#### [What is required]
Identify every line in the records below that contains the word "this", and reproduce each one.

#### [Source records]
------------------------------------------------

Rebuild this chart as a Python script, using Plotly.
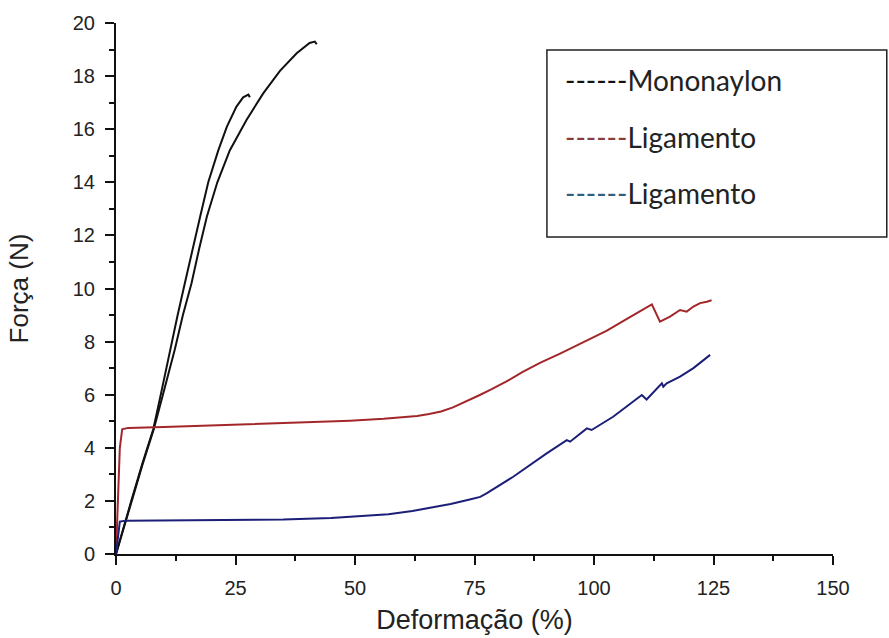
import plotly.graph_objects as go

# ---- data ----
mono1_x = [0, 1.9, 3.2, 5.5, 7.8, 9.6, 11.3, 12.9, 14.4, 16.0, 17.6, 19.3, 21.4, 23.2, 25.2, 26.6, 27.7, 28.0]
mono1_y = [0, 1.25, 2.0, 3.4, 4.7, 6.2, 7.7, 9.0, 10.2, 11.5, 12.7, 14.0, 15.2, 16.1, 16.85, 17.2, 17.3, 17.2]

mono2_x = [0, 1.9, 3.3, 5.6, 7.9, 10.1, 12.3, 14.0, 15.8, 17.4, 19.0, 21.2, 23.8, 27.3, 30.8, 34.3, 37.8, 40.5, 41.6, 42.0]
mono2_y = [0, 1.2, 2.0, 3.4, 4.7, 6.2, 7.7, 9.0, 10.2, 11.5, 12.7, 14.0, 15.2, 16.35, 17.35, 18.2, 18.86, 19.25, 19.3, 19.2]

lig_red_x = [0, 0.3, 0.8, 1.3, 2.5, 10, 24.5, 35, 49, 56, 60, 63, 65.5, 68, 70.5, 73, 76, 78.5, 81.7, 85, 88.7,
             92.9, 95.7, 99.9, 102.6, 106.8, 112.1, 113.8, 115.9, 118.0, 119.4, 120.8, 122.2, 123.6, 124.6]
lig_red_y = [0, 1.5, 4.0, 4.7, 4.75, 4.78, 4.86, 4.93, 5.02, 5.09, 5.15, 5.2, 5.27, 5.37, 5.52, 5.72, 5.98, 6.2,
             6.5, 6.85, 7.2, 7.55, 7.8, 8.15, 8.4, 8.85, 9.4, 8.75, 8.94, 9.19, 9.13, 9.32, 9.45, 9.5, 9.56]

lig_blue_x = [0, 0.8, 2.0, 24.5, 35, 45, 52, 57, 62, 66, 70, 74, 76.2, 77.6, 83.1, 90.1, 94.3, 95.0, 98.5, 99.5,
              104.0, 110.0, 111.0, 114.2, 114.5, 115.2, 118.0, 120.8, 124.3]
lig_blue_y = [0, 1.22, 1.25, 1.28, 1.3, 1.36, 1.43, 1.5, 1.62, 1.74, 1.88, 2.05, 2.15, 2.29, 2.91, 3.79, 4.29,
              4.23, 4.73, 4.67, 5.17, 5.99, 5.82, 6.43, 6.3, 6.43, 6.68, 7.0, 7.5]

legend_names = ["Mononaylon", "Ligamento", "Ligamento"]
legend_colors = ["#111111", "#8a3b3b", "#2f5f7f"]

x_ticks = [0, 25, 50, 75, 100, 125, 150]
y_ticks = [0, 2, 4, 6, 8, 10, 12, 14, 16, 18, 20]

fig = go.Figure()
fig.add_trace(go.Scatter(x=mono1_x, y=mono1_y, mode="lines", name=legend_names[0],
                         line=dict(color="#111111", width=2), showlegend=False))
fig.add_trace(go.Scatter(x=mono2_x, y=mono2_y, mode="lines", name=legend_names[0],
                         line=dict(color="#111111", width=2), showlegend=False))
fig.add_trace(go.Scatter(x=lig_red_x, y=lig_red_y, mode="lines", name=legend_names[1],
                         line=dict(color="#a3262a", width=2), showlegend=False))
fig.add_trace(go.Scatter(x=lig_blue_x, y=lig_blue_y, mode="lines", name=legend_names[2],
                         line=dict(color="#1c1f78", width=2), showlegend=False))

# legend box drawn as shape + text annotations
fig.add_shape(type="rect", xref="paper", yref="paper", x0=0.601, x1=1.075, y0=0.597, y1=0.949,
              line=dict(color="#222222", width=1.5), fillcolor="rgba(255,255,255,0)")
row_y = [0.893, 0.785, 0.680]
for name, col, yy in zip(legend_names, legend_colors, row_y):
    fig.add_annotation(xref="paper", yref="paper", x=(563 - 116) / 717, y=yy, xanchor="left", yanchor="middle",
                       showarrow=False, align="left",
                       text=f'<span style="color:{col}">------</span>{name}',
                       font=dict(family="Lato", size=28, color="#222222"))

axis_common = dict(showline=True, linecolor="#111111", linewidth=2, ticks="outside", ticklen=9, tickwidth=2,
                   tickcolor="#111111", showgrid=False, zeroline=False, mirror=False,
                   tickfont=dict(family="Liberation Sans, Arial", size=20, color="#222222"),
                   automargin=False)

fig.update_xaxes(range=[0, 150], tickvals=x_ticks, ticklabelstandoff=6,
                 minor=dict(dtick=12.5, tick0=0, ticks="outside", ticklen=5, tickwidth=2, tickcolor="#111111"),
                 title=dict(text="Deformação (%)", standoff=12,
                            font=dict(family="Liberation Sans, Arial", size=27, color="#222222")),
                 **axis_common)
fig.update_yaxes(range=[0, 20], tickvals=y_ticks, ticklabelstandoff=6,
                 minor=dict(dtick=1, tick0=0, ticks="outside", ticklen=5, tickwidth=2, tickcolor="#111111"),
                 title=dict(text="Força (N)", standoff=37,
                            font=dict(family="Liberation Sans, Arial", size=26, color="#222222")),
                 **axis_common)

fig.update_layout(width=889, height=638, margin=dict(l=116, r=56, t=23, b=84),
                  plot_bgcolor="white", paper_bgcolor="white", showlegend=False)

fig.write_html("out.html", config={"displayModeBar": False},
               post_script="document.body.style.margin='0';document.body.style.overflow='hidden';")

------------------------------------------------

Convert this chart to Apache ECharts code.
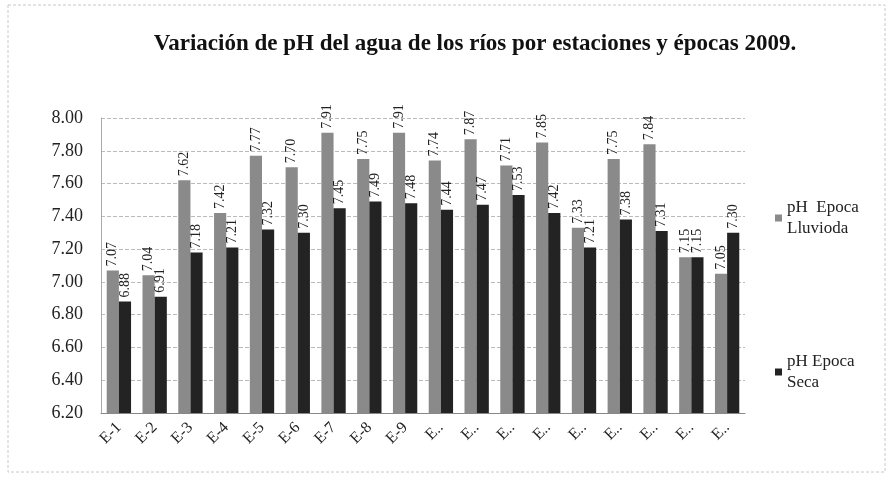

------------------------------------------------

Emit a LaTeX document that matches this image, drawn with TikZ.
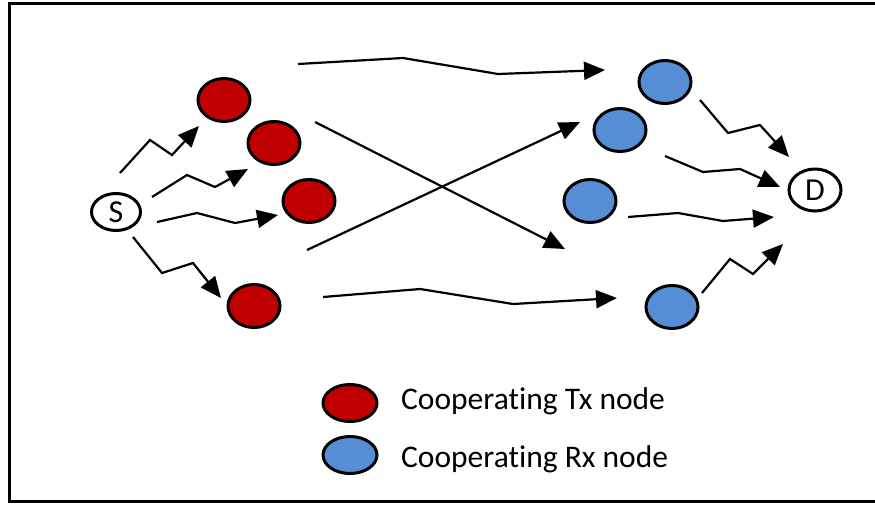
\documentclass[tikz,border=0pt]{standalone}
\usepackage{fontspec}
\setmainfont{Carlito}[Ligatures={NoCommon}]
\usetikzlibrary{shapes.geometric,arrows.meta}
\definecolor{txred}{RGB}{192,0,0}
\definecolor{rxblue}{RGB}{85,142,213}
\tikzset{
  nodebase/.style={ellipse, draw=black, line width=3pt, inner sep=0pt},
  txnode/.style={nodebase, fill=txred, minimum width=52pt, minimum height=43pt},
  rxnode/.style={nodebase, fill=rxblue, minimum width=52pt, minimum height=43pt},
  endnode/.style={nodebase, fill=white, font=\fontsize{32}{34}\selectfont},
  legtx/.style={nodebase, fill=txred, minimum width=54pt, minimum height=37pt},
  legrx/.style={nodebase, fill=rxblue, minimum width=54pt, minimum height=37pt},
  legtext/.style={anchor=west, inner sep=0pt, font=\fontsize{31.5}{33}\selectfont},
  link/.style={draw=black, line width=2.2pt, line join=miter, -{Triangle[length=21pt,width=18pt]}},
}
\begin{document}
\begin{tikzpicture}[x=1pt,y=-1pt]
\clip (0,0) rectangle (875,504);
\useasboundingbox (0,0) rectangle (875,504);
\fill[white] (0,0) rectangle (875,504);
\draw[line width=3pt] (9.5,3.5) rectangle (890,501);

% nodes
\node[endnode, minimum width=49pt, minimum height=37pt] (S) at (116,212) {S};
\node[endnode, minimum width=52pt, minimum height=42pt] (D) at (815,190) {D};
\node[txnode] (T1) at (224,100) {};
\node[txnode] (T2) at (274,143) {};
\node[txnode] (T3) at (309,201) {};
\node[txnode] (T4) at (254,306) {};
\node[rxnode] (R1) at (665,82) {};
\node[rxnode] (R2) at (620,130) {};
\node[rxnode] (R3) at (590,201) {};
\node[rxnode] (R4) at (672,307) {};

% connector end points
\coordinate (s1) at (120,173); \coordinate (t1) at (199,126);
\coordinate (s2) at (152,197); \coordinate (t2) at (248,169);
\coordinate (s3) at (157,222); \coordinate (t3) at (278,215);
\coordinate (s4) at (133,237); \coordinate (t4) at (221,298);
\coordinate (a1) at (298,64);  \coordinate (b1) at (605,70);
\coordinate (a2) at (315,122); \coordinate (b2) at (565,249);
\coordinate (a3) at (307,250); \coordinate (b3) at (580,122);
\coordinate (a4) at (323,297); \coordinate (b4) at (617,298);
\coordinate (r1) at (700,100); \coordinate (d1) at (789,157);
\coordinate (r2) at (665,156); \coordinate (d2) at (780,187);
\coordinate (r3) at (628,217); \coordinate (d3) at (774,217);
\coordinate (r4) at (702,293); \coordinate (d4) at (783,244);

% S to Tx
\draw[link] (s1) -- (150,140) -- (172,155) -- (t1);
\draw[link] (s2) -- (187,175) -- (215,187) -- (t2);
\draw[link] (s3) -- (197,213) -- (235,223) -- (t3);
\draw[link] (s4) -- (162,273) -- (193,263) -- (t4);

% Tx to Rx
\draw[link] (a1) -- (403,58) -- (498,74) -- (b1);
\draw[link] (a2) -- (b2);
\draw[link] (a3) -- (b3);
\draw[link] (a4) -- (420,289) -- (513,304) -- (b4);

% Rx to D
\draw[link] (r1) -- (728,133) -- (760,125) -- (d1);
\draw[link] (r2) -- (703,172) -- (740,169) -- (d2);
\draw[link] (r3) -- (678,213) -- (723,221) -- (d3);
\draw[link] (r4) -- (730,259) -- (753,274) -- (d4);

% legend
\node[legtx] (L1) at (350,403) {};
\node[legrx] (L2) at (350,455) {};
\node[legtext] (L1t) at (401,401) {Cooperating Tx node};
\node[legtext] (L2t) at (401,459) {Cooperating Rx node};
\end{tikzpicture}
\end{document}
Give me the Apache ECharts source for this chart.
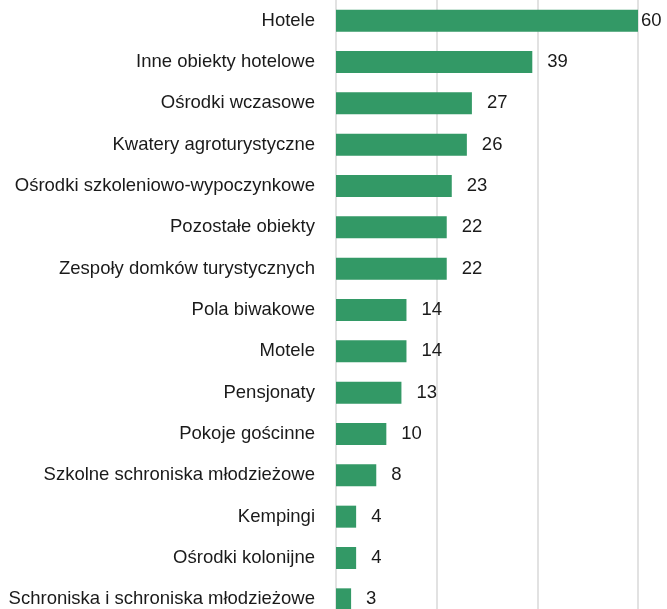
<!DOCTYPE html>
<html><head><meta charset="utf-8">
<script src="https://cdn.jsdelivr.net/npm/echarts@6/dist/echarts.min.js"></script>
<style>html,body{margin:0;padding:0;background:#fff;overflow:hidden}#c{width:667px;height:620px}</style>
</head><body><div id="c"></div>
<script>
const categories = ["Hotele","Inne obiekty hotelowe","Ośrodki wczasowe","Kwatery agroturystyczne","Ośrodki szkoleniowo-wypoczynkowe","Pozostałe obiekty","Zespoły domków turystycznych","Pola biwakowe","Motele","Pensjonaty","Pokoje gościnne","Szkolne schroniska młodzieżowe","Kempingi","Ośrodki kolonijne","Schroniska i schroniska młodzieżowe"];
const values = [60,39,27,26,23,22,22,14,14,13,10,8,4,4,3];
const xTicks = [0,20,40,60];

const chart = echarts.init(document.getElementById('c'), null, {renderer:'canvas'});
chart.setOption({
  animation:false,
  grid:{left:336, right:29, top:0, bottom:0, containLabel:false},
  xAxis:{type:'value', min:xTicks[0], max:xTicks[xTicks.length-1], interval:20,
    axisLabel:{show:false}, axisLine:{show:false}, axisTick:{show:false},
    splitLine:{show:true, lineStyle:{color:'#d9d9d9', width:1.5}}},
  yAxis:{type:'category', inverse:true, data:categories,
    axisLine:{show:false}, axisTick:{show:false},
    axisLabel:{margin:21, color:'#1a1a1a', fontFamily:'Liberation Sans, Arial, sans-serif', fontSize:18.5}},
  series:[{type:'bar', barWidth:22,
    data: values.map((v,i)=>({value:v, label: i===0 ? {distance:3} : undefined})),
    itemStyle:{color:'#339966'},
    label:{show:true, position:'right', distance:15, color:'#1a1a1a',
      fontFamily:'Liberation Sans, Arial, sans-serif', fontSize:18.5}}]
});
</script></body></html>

------------------------------------------------

#### [Solution]
Rebuild this chart as a Python script, using Plotly.
Convert this chart to Apache ECharts code.
Emit a LaTeX document that matches this image, drawn with TikZ.
Give me the Apache ECharts source for this chart.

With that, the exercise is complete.